Широкие сени, слева большой крытый двор. Известное словосочетание «удобства во дворе» к этой усадьбе неприменимо. Удобств вообще нет — ни во дворе, ни в сенях. Это еще усиливало неповторимость марфинской жизни. Справа вход в избу, состоявшую из одной комнаты. По левую руку большая русская печь, под печью неглубокая выемка, где лежат ухваты и кочерга. Справа к ней примыкает широкое ложе с подушками, накрытое одеялом, дальше пустой промежуток, ограниченный стеной, противоположной входной двери. В ней в середине — окно, перед ним стол, который стоит не вплотную, между ним и окном старенькое кресло. За этим столом, спиной к окну, Юра стрекочет на машинке свои сочинения. В правой стене тоже окно, в углу под низким потолком висит на ремнях допотопный радиоприемник. А шагах в четырех от стола в сторону двери легкая сквозная перегородка из планок, которая отделяет кухонное пространство от «кабинета». Тут есть стол, где я готовлю и смотрю сквозь широкие щели, как Юра пишет. Он еще в Печорах сказал, что никогда не мог работать, когда кто-то есть в комнате, а со мной, оказалось, может.

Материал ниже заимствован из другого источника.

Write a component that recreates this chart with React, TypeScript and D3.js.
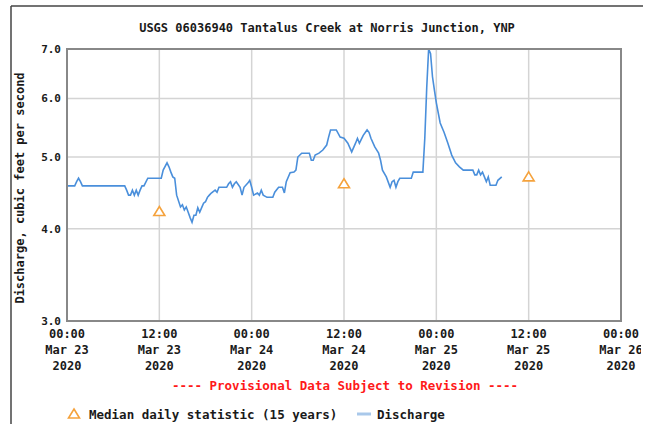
import React from "react";
import * as d3 from "d3";

const TITLE = "USGS 06036940 Tantalus Creek at Norris Junction, YNP";
const Y_LABEL = "Discharge, cubic feet per second";
const PROVISIONAL = "---- Provisional Data Subject to Revision ----";

// hours since 2020-03-23 00:00
const hours = [
  0, 1.0, 1.25, 1.5, 1.75, 2.0, 7.5, 7.75, 8.0, 8.25, 8.5, 8.75, 9.0, 9.25, 9.5, 9.75, 10.0, 10.5,
  12.25, 12.5, 13.0, 13.25, 13.5, 13.75, 14.0, 14.25, 14.75, 15.0, 15.25, 15.5, 15.75, 16.0, 16.25,
  16.5, 16.75, 17.0, 17.25, 17.5, 17.75, 18.0, 18.25, 18.5, 18.75, 19.25, 19.5, 19.75, 20.0, 20.75,
  21.0, 21.25, 21.5, 21.75, 22.0, 22.5, 22.75, 23.0, 23.5, 23.75, 24.0, 24.25, 24.75, 25.0, 25.25,
  25.5, 26.0, 26.75, 27.0, 27.5, 28.0, 28.25, 28.5, 29.0, 29.5, 29.75, 30.0, 30.5, 31.0, 31.5, 31.75,
  32.0, 32.25, 32.75, 33.25, 33.75, 34.0, 34.25, 35.0, 35.5, 36.0, 36.5, 37.0, 37.5, 37.75, 38.0,
  38.5, 39.0, 39.25, 39.5, 40.0, 40.5, 40.75, 41.0, 41.5, 42.0, 42.25, 42.5, 42.75, 43.0, 43.25,
  44.75, 45.0, 46.25, 46.5, 46.75, 47.0, 47.25, 47.5, 47.75, 48.0, 48.5, 49.0, 49.5, 50.0, 50.5,
  51.0, 51.5, 52.75, 53.0, 53.25, 53.5, 53.75, 54.0, 54.25, 54.5, 54.75, 55.0, 55.75, 56.0, 56.5,
];
const discharge = [
  4.57, 4.57, 4.63, 4.68, 4.63, 4.57, 4.57, 4.51, 4.44, 4.44, 4.51, 4.44, 4.51, 4.44, 4.51, 4.57, 4.57, 4.68,
  4.68, 4.8, 4.91, 4.85, 4.77, 4.7, 4.68, 4.44, 4.28, 4.31, 4.24, 4.28, 4.21, 4.14, 4.08,
  4.17, 4.17, 4.27, 4.21, 4.27, 4.33, 4.35, 4.41, 4.44, 4.47, 4.51, 4.48, 4.55, 4.55, 4.55,
  4.6, 4.63, 4.55, 4.6, 4.63, 4.55, 4.44, 4.55, 4.61, 4.65, 4.55, 4.44, 4.47, 4.44, 4.51,
  4.44, 4.41, 4.41, 4.48, 4.55, 4.55, 4.47, 4.63, 4.76, 4.77, 4.8, 5.0, 5.06, 5.06, 5.06, 4.95,
  4.95, 5.03, 5.06, 5.11, 5.19, 5.32, 5.44, 5.44, 5.32, 5.3, 5.22, 5.08, 5.22, 5.3, 5.22,
  5.35, 5.44, 5.4, 5.3, 5.16, 5.06, 4.95, 4.8, 4.7, 4.55, 4.63, 4.65, 4.55, 4.63, 4.68,
  4.68, 4.77, 4.77, 5.3, 6.2, 7.0, 6.9, 6.42, 6.16, 5.92, 5.56, 5.4, 5.22, 5.03, 4.91,
  4.85, 4.8, 4.8, 4.73, 4.73, 4.8, 4.73, 4.77, 4.7, 4.63, 4.7, 4.58, 4.58, 4.65, 4.7,
];

const medianHours = [12, 36, 60];
const medianValues = [4.22, 4.6, 4.7];

const xTickHours = [0, 12, 24, 36, 48, 60, 72];
const xTickTimes = ["00:00", "12:00", "00:00", "12:00", "00:00", "12:00", "00:00"];
const xTickDays = ["Mar 23", "Mar 23", "Mar 24", "Mar 24", "Mar 25", "Mar 25", "Mar 26"];
const xTickYears = ["2020", "2020", "2020", "2020", "2020", "2020", "2020"];
const yTicks = [3, 4, 5, 6, 7];

const W = 654;
const H = 424;
const PL = 67, PR = 621, PT = 49, PB = 321;
const FONT = "'DejaVu Sans Mono', monospace";
const BLUE = "#4a8fdb";
const ORANGE = "#f5a23c";

export default function App() {
  const x = d3.scaleLinear().domain([0, 72]).range([PL, PR]);
  const y = d3.scaleLog().domain([3, 7]).range([PB, PT]);
  const pts = hours.map((h, i) => [h, discharge[i]] as [number, number]);
  const line = d3
    .line<[number, number]>()
    .x((d) => x(d[0]))
    .y((d) => y(d[1]));
  const tri = (cx: number, cy: number) =>
    `M${cx},${cy - 5} L${cx + 5.5},${cy + 4} L${cx - 5.5},${cy + 4} Z`;

  return (
    <svg
      width={W}
      height={H}
      style={{ position: "absolute", left: 0, top: 0, background: "#fff" }}
      fontFamily={FONT}
      fontWeight="bold"
    >
      <rect x={0} y={0} width={W} height={H} fill="#fff" />
      <defs>
        <clipPath id="plotclip">
          <rect x={PL} y={PT} width={PR - PL} height={PB - PT} />
        </clipPath>
        <clipPath id="pageclip">
          <rect x={0} y={0} width={641} height={H} />
        </clipPath>
      </defs>
      {/* outer frame */}
      <line x1={11} y1={6} x2={643} y2={6} stroke="#444" strokeWidth={1.5} />
      <line x1={11} y1={6} x2={11} y2={H} stroke="#444" strokeWidth={1.5} />

      <text x={327} y={32} textAnchor="middle" fontSize={12} fill="#1a1a1a">
        {TITLE}
      </text>

      {/* grid */}
      {xTickHours.slice(1, -1).map((h) => (
        <line key={"gx" + h} x1={x(h)} x2={x(h)} y1={PT} y2={PB} stroke="#d4d4d4" strokeWidth={1.5} />
      ))}
      {yTicks.slice(1, -1).map((v) => (
        <line key={"gy" + v} x1={PL} x2={PR} y1={y(v)} y2={y(v)} stroke="#d4d4d4" strokeWidth={1.5} />
      ))}

      <path d={line(pts) || ""} fill="none" stroke={BLUE} strokeWidth={1.6} clipPath="url(#plotclip)" />

      {medianHours.map((h, i) => (
        <path key={"m" + i} d={tri(x(h), y(medianValues[i]))} fill="#fff" stroke={ORANGE} strokeWidth={1.6} />
      ))}

      <rect x={PL} y={PT} width={PR - PL} height={PB - PT} fill="none" stroke="#888" strokeWidth={2} />

      {/* y ticks */}
      {yTicks.map((v) => (
        <text key={"yt" + v} x={61} y={y(v) + 4} textAnchor="end" fontSize={11} fill="#1a1a1a">
          {v.toFixed(1)}
        </text>
      ))}
      <text
        transform={`translate(24,${(PT + PB) / 2 + 3}) rotate(-90)`}
        textAnchor="middle"
        fontSize={12}
        fill="#1a1a1a"
      >
        {Y_LABEL}
      </text>

      {/* x ticks */}
      <g clipPath="url(#pageclip)">
        {xTickHours.map((h, i) => (
          <g key={"xt" + h} transform={`translate(${x(h)},0)`} fontSize={12} fill="#1a1a1a" textAnchor="middle">
            <text y={338}>{xTickTimes[i]}</text>
            <text y={354}>{xTickDays[i]}</text>
            <text y={370}>{xTickYears[i]}</text>
          </g>
        ))}
      </g>

      <text x={345} y={390} textAnchor="middle" fontSize={12.5} fill="#ff1a1a">
        {PROVISIONAL}
      </text>

      {/* legend */}
      <path d={tri(74, 414)} fill="#fff" stroke={ORANGE} strokeWidth={1.6} />
      <text x={89} y={419} fontSize={12.5} fill="#1a1a1a">
        Median daily statistic (15 years)
      </text>
      <line x1={357} x2={371} y1={414} y2={414} stroke="#a9c8ea" strokeWidth={3} />
      <text x={377} y={419} fontSize={12.5} fill="#1a1a1a">
        Discharge
      </text>
    </svg>
  );
}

Так мы и зажили в русской деревне на берегу Оки. Две недели, полные до краев счастья. Мне даже не верится, что жизнь эта длилась всего две недели, такие они были насыщенные.

В доме есть все для любви, работы и чтения. Нет только главного для поддержания жизни — запасов еды и отхожего места. Со вторым мы справлялись просто. Ходили каждый день в лес, и, разойдясь в разные стороны, отдавали дань природе — в чащобе. Если же погонит вечером, когда сидишь в доме, возьмешь саперную лопатку, идешь в огород, роешь ямку и оправляешься. В общем, с этой естественной надобностью особых затруднений не было.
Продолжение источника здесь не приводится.